# Listed entries start

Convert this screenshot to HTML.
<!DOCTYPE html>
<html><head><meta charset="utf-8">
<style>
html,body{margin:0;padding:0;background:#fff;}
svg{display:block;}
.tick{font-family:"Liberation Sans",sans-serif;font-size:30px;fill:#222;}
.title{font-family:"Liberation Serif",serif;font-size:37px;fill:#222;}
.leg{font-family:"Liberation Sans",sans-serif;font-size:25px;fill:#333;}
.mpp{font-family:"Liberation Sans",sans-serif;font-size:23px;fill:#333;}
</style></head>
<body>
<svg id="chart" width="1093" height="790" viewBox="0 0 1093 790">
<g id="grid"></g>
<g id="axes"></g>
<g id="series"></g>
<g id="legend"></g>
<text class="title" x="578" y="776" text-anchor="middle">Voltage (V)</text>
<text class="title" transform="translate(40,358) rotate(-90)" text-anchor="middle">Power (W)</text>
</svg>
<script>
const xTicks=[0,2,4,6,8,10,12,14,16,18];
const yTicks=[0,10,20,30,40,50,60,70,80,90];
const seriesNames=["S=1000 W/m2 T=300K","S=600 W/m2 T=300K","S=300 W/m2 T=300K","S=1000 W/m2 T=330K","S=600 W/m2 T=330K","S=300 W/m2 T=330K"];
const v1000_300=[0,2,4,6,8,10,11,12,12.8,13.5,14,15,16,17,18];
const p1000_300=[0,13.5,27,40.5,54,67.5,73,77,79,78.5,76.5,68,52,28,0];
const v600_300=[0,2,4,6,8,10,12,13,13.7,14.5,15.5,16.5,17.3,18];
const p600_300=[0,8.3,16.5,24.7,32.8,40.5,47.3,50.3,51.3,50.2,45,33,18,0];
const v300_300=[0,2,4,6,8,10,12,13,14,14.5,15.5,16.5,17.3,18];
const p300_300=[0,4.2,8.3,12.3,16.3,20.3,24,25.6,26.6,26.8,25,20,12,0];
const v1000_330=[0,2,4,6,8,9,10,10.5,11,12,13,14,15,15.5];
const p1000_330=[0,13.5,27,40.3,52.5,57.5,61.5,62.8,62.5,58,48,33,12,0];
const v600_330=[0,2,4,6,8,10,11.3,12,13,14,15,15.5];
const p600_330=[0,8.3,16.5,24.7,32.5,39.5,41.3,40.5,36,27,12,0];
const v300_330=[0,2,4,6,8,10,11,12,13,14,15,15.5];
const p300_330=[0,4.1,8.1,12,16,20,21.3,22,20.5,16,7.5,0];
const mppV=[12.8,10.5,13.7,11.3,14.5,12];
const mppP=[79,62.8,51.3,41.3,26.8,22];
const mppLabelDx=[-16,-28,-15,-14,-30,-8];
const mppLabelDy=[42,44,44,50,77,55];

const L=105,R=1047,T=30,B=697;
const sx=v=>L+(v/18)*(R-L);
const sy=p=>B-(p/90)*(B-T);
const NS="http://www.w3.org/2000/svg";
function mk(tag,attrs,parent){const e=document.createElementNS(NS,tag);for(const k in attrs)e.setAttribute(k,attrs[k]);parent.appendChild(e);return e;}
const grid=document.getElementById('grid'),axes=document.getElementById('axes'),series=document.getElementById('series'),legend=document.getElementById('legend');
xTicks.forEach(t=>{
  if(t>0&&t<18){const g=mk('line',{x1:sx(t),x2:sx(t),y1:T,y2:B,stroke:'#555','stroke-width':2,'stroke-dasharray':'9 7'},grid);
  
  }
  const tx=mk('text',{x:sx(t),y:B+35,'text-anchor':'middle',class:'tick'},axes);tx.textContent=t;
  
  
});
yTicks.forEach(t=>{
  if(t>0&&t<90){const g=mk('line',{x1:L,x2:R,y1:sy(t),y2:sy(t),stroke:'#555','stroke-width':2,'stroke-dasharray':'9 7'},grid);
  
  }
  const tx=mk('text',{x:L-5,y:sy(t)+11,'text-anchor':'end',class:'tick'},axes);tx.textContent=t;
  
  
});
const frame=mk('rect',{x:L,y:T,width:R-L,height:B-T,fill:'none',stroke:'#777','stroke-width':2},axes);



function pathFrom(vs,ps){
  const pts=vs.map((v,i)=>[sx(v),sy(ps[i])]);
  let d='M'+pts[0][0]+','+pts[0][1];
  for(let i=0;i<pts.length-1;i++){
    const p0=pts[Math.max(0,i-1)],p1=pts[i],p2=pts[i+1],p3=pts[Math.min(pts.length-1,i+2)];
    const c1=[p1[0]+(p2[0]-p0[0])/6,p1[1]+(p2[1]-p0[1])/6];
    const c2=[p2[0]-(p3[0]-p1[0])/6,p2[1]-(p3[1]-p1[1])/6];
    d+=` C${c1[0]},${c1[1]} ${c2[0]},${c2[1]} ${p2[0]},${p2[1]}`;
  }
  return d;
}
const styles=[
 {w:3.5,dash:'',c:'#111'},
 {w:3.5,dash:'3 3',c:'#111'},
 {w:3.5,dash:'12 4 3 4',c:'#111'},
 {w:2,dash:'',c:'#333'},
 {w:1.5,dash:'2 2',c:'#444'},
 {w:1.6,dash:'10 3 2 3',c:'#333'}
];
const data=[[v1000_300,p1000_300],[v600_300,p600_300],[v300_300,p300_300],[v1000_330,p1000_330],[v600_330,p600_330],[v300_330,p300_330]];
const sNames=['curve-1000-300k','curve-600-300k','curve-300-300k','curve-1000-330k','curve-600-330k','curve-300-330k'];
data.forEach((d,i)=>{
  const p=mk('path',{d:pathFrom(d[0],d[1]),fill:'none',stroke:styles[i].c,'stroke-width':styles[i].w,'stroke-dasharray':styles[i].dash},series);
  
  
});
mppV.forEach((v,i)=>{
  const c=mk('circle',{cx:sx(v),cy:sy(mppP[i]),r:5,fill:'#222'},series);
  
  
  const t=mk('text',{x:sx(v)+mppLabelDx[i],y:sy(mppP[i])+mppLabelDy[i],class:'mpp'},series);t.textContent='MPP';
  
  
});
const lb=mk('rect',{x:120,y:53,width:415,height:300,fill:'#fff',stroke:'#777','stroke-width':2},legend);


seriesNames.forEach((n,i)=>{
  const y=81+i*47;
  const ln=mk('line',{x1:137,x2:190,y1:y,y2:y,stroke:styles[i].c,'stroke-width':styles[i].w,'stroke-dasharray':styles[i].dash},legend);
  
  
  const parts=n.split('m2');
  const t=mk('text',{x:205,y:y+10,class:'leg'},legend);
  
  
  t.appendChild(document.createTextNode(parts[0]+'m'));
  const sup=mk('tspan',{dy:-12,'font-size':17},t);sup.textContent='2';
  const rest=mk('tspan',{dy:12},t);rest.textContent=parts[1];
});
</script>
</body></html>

# Listed entries end
# Listed entries start

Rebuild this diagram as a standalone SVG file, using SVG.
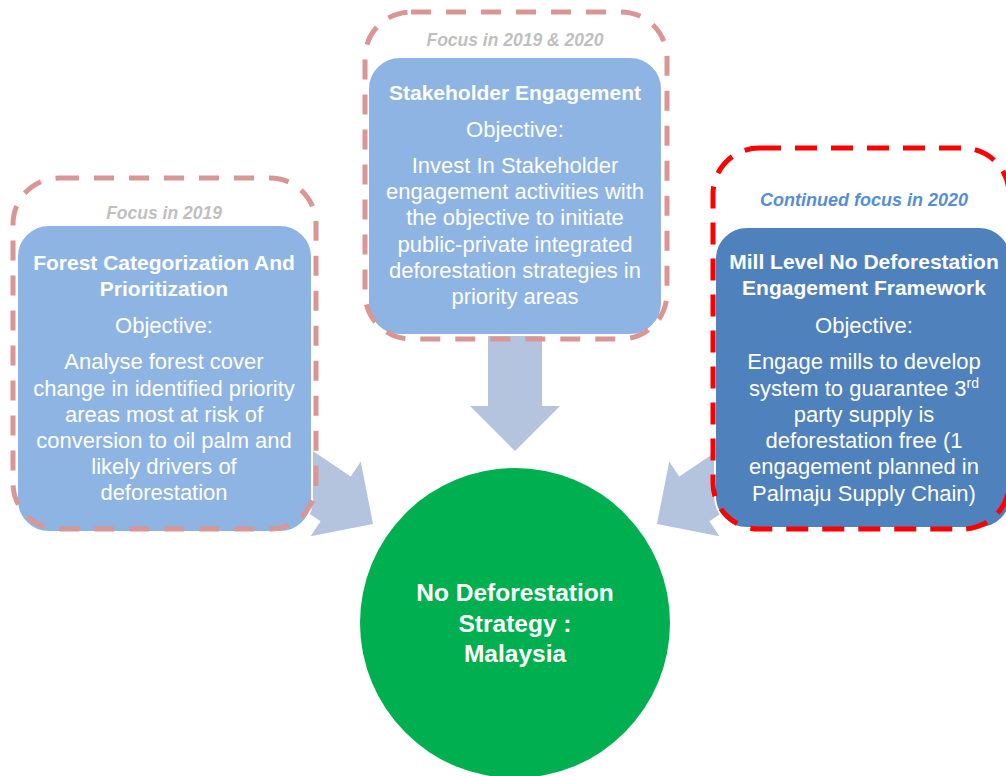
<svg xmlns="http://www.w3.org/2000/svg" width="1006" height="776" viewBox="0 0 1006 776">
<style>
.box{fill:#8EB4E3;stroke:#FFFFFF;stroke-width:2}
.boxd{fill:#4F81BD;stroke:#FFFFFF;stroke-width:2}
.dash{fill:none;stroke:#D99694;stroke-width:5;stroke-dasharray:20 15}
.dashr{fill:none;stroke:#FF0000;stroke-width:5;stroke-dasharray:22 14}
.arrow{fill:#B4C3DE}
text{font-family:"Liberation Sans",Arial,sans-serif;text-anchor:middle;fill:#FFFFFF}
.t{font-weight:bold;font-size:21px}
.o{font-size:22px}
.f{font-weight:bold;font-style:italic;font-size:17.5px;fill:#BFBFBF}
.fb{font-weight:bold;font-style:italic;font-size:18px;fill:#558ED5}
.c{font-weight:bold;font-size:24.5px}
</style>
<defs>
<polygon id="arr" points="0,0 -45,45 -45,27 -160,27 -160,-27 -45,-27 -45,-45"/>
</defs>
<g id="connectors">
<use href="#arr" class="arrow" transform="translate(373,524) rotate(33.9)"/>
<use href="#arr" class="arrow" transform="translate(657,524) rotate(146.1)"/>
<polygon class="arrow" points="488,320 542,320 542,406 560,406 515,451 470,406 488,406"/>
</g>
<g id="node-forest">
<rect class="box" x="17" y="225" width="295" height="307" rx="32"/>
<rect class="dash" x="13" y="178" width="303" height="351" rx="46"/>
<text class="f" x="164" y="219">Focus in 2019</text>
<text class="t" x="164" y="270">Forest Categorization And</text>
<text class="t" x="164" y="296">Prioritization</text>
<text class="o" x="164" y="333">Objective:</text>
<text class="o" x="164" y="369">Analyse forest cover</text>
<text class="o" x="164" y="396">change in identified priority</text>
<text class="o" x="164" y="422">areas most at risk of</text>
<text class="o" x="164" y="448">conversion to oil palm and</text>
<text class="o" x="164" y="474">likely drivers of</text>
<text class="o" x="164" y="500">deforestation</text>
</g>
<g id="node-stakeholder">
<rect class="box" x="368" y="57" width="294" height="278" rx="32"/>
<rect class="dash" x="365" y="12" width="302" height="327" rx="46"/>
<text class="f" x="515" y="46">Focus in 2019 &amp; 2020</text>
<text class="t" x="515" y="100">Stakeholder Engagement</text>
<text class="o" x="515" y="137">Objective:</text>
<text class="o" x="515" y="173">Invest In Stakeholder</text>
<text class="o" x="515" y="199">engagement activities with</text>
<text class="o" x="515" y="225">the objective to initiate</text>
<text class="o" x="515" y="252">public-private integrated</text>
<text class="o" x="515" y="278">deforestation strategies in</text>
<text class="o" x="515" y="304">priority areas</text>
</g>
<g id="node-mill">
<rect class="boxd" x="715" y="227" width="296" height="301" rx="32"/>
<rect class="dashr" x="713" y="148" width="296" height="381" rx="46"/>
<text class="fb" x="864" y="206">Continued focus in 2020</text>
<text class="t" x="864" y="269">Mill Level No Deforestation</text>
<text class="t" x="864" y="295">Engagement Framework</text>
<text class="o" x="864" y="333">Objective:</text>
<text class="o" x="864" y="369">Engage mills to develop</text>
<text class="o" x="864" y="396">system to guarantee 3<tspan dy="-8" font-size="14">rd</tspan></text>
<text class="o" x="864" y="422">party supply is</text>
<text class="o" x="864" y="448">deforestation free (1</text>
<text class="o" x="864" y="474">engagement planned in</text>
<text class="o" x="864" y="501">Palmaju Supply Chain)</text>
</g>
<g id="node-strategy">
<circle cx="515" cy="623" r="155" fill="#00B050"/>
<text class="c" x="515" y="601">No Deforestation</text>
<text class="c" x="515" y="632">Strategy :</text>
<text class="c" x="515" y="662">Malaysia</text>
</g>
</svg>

# Listed entries end
# Listed entries start

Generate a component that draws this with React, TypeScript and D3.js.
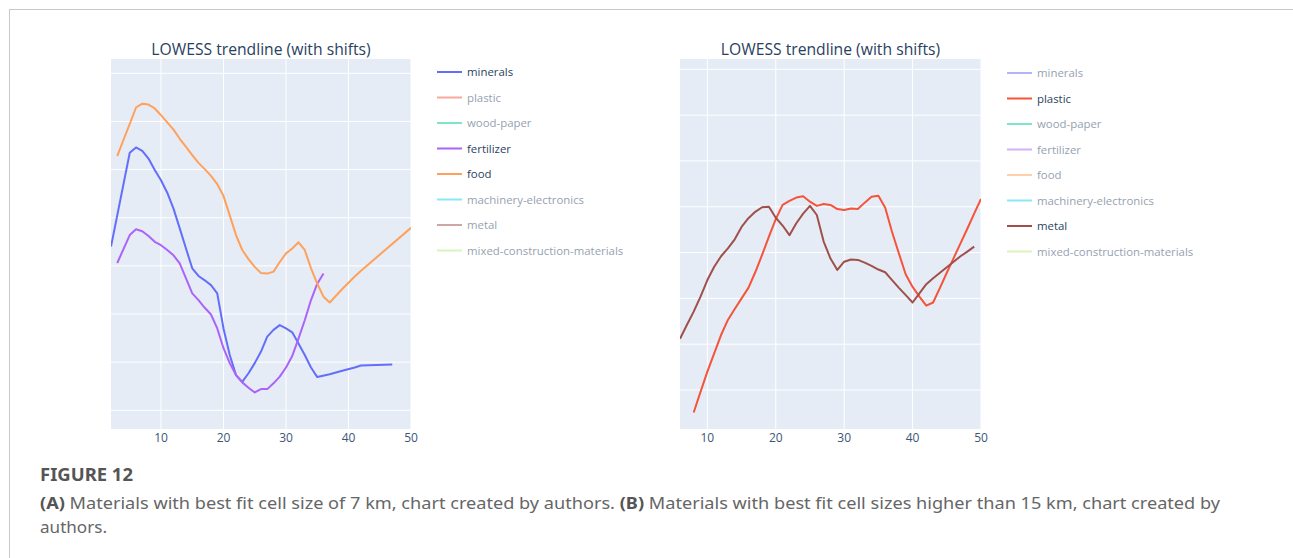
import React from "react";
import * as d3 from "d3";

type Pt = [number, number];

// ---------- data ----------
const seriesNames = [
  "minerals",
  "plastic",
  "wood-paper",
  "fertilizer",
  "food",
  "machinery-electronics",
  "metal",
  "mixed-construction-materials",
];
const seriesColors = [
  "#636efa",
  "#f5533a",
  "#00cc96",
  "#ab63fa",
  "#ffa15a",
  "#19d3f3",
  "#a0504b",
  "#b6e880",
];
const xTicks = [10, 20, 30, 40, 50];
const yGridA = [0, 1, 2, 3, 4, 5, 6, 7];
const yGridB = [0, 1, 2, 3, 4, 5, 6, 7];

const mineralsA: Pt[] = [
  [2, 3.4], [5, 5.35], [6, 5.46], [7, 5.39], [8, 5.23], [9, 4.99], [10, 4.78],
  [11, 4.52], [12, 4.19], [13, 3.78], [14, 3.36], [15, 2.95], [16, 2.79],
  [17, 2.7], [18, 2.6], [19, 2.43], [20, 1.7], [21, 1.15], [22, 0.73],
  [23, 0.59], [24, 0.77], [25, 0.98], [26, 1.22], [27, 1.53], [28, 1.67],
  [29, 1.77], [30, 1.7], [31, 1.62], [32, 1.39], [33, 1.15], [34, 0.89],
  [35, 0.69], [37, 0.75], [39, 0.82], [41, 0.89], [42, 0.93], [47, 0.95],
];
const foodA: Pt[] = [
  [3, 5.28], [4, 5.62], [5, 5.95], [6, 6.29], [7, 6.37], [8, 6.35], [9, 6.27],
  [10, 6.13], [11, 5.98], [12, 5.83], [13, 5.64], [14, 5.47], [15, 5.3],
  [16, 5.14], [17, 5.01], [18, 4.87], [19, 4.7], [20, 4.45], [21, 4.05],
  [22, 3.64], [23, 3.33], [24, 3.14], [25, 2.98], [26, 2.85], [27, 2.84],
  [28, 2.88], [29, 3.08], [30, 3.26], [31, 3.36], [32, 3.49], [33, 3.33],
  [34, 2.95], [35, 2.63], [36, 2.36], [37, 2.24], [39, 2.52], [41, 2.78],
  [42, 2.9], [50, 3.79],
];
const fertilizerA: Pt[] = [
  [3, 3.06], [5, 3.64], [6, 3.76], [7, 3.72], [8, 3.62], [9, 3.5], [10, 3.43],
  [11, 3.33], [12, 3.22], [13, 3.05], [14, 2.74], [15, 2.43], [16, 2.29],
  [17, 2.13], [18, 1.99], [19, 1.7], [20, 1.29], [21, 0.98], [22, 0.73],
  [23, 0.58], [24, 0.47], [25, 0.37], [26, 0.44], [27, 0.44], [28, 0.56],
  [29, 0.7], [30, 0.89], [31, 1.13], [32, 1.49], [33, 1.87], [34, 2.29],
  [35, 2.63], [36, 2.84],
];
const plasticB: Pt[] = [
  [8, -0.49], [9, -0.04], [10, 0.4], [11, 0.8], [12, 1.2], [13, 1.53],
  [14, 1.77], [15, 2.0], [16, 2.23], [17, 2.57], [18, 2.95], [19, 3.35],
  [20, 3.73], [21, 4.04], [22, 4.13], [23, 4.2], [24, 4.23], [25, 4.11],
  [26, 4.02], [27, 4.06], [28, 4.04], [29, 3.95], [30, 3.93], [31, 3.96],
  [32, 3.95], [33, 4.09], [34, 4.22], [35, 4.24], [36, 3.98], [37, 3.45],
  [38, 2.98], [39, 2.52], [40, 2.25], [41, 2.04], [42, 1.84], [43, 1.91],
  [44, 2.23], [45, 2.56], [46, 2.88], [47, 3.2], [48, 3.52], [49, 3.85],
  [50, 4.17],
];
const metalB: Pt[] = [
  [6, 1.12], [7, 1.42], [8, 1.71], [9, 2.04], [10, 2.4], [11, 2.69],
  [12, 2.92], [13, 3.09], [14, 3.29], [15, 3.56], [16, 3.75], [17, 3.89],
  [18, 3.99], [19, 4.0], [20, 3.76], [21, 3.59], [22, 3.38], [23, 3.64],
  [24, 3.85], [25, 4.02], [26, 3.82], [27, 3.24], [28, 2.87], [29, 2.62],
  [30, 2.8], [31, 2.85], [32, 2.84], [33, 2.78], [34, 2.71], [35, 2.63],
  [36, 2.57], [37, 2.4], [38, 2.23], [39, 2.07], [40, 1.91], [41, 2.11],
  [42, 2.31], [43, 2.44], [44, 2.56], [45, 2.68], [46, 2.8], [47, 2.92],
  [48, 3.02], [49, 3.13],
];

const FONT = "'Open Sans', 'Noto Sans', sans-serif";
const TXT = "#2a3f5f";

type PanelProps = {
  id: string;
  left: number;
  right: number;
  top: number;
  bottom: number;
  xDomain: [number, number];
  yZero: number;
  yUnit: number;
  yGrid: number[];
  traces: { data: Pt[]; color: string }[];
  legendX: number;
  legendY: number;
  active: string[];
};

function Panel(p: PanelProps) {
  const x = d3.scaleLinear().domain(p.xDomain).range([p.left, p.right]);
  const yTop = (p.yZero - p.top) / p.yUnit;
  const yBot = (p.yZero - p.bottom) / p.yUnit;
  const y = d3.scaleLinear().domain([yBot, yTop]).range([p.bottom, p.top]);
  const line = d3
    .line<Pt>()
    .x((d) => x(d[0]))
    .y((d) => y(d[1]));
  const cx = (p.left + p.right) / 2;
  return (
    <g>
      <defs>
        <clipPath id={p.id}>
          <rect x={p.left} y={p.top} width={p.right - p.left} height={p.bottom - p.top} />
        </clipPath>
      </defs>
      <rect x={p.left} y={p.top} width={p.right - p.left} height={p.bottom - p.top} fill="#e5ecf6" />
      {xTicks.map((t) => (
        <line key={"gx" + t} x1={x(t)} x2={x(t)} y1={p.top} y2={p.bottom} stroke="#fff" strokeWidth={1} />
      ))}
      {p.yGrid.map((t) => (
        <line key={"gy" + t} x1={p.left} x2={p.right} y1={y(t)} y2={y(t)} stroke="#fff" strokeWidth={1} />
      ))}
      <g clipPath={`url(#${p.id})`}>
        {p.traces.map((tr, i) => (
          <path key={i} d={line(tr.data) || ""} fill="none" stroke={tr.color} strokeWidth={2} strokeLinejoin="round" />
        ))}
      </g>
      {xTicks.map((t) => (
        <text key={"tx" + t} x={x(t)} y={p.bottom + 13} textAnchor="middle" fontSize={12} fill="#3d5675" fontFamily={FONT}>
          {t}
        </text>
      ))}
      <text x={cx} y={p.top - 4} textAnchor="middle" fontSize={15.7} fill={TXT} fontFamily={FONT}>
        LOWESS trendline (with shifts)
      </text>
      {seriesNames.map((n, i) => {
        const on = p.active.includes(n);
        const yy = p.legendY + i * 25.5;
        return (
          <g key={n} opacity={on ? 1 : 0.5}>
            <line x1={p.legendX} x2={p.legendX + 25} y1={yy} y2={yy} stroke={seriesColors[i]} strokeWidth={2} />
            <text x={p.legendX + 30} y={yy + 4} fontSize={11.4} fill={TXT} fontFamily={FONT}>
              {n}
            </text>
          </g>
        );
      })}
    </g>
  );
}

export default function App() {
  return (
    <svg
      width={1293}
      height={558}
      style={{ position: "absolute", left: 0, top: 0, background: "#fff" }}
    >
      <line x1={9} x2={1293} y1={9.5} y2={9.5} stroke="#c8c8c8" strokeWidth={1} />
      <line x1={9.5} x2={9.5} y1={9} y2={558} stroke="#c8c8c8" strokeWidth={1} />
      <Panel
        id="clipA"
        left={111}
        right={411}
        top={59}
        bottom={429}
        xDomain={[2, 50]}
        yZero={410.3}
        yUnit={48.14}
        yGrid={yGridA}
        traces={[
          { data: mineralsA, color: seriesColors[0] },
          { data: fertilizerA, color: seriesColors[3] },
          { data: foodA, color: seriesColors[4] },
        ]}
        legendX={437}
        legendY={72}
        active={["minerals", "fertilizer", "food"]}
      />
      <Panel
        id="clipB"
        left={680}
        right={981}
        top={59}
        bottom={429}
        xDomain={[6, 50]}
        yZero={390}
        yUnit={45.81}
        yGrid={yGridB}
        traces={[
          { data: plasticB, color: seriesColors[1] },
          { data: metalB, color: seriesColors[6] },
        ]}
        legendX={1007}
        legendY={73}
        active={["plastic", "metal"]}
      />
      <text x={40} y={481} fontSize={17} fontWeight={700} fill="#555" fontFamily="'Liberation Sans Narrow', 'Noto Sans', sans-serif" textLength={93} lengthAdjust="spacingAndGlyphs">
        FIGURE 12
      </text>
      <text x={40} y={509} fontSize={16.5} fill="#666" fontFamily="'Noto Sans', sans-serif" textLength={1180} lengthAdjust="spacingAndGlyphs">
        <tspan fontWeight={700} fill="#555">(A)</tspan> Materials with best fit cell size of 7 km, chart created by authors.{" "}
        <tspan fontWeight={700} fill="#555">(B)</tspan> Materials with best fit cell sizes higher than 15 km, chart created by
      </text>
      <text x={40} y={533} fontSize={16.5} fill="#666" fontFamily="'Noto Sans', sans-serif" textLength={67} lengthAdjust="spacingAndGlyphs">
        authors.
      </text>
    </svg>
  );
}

# Listed entries end

• Problem description
Leave out the pictures and transcribe exactly the lines from the one containing "Generate a component" through the one containing "const yGridB = [0, 1, 2, 3, 4, 5, 6, 7];".

• The answer
Generate a component that draws this with React, TypeScript and D3.js.
import React from "react";
import * as d3 from "d3";

type Pt = [number, number];

// ---------- data ----------
const seriesNames = [
  "minerals",
  "plastic",
  "wood-paper",
  "fertilizer",
  "food",
  "machinery-electronics",
  "metal",
  "mixed-construction-materials",
];
const seriesColors = [
  "#636efa",
  "#f5533a",
  "#00cc96",
  "#ab63fa",
  "#ffa15a",
  "#19d3f3",
  "#a0504b",
  "#b6e880",
];
const xTicks = [10, 20, 30, 40, 50];
const yGridA = [0, 1, 2, 3, 4, 5, 6, 7];
const yGridB = [0, 1, 2, 3, 4, 5, 6, 7];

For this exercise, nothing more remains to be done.